上記のように、ストレスコーピングのPDCAを繰り返すことが重要といってよいでしょう。
参考:アドバンテッジジャーナル「ストレスコーピングとは。意味や種類、今すぐできる実践方法を解説」2023年2月6日
企業でのコーピング実践方法
次に、企業において取り組むことのできるコーピングの実践方法について主なものを紹介します。
メンター制度や1on1の導入
ストレスを抱えて辛い思いをする従業員に対し、救いの手を差し伸べる方法の一つとして、メンター制度や1on1の導入が考えられます。
メンター制度とは、新入社員などのさまざまな悩みに対して、年齢や社歴の近い先輩従業員がサポートし、必要に応じて助言する制度です。ここでポイントになるのは、「年齢や社歴の近い先輩従業員」がメンターなるという点です。年齢や社歴が離れた従業員よりも、年の近い従業員に対してのほうが相談しやすいという方も多いのではないでしょうか。相談できる人を社内で明確にすることで、新入社員が制度を積極的に活用することが期待できます。

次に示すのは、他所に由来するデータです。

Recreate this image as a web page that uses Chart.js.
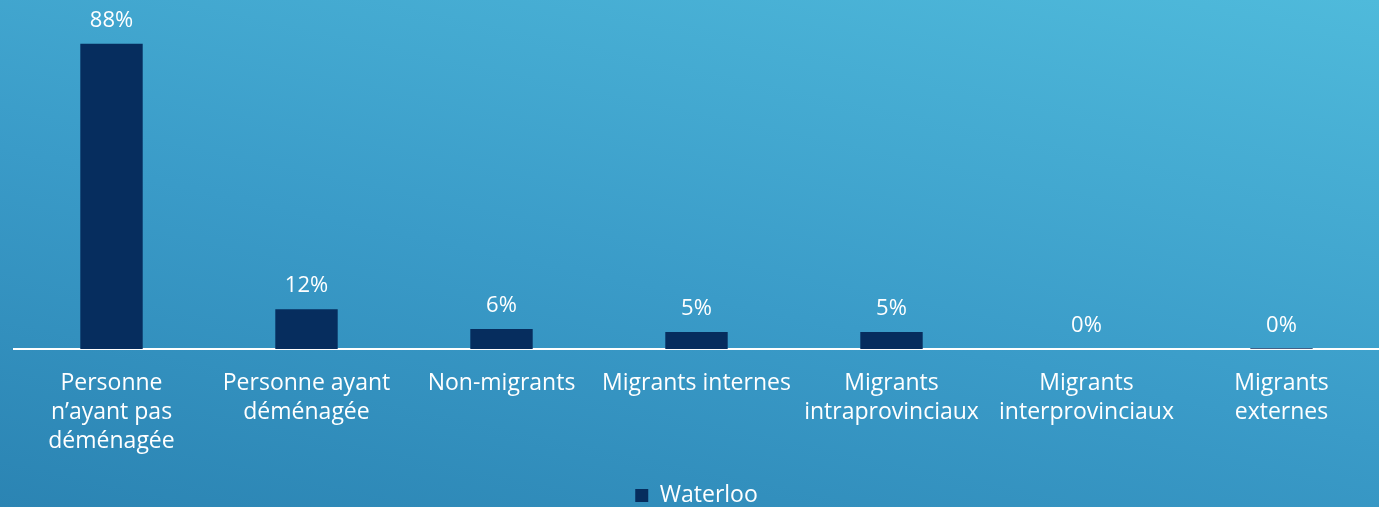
<!DOCTYPE html>
<html>
<head>
<meta charset="utf-8">
<script src="https://cdn.jsdelivr.net/npm/chart.js@4"></script>
<style>
  html, body { margin: 0; padding: 0; }
  #wrap {
    width: 1379px;
    height: 507px;
    background: linear-gradient(12deg, #2b84b3 0%, #3a9bc8 45%, #4fbadb 100%);
  }
</style>
</head>
<body>
<div id="wrap"><canvas id="myChart"></canvas></div>
<script>
const categories = [
  ["Personne", "n’ayant pas", "déménagée"],
  ["Personne ayant", "déménagée"],
  "Non-migrants",
  "Migrants internes",
  ["Migrants", "intraprovinciaux"],
  ["Migrants", "interprovinciaux"],
  ["Migrants", "externes"],
];
const waterloo = [88, 11.5, 5.8, 4.9, 4.9, 0, 0.2];
const seriesName = "Waterloo";

const FONT = "'Open Sans', sans-serif";

// draws the % over each bar
const valueLabels = {
  id: "valueLabels",
  afterDatasetsDraw(chart) {
    const ctx = chart.ctx;
    const meta = chart.getDatasetMeta(0);
    ctx.save();
    ctx.fillStyle = "#ffffff";
    ctx.font = "22px " + FONT;
    ctx.textAlign = "center";
    ctx.textBaseline = "bottom";
    meta.data.forEach((bar, i) => {
      ctx.fillText(Math.round(waterloo[i]) + "%", bar.x, bar.y - 12);
    });
    ctx.restore();
  },
};

const ctx = document.getElementById("myChart").getContext("2d");
new Chart(ctx, {
  type: "bar",
  data: {
    labels: categories,
    datasets: [
      {
        label: seriesName,
        data: waterloo,
        backgroundColor: "#062d5e",
        borderWidth: 0,
        categoryPercentage: 0.8,
        barPercentage: 0.4,
      },
    ],
  },
  options: {
    responsive: true,
    maintainAspectRatio: false,
    animation: false,
    layout: { padding: { left: 14, right: 0, top: 2, bottom: -10 } },
    scales: {
      x: {
        grid: { display: false, drawTicks: false },
        border: { display: true, color: "#ffffff", width: 2 },
        ticks: {
          color: "#ffffff",
          font: { family: FONT, size: 23, lineHeight: 1.26 },
          padding: 20,
          maxRotation: 0,
          autoSkip: false,
        },
      },
      y: {
        display: false,
        min: 0,
        max: 100,
      },
    },
    plugins: {
      legend: {
        position: "bottom",
        labels: {
          color: "#ffffff",
          font: { family: FONT, size: 23 },
          boxWidth: 13,
          boxHeight: 13,
          padding: 8,
        },
      },
      tooltip: { enabled: false },
    },
  },
  plugins: [valueLabels],
});
</script>
</body>
</html>
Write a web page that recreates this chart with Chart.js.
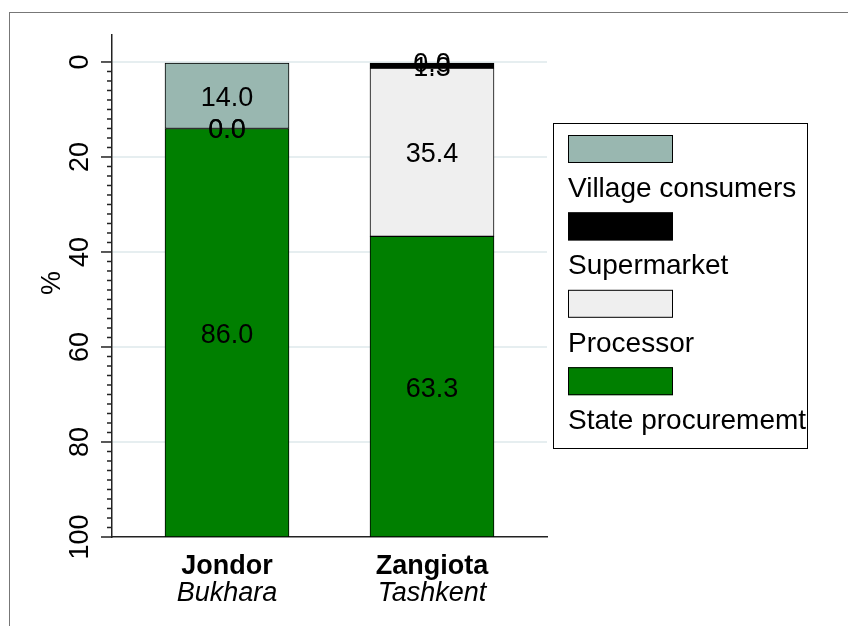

1on1とは、上司と部下が定期的に行う1対1の面談のことであり、部下の成長を目的として行われます。ここで注意すべき点は、上司から話をするのではなく、部下が中心になって話してもらうことです。上司が部下に説教してしまっては意味を成さなくなります。上司が部下の気持ちに寄り添い、傾聴しながらもアドバイスをすることで、部下は感情や問題を整理でき、前向きな意識への転換やストレスの軽減につなげることが期待できます。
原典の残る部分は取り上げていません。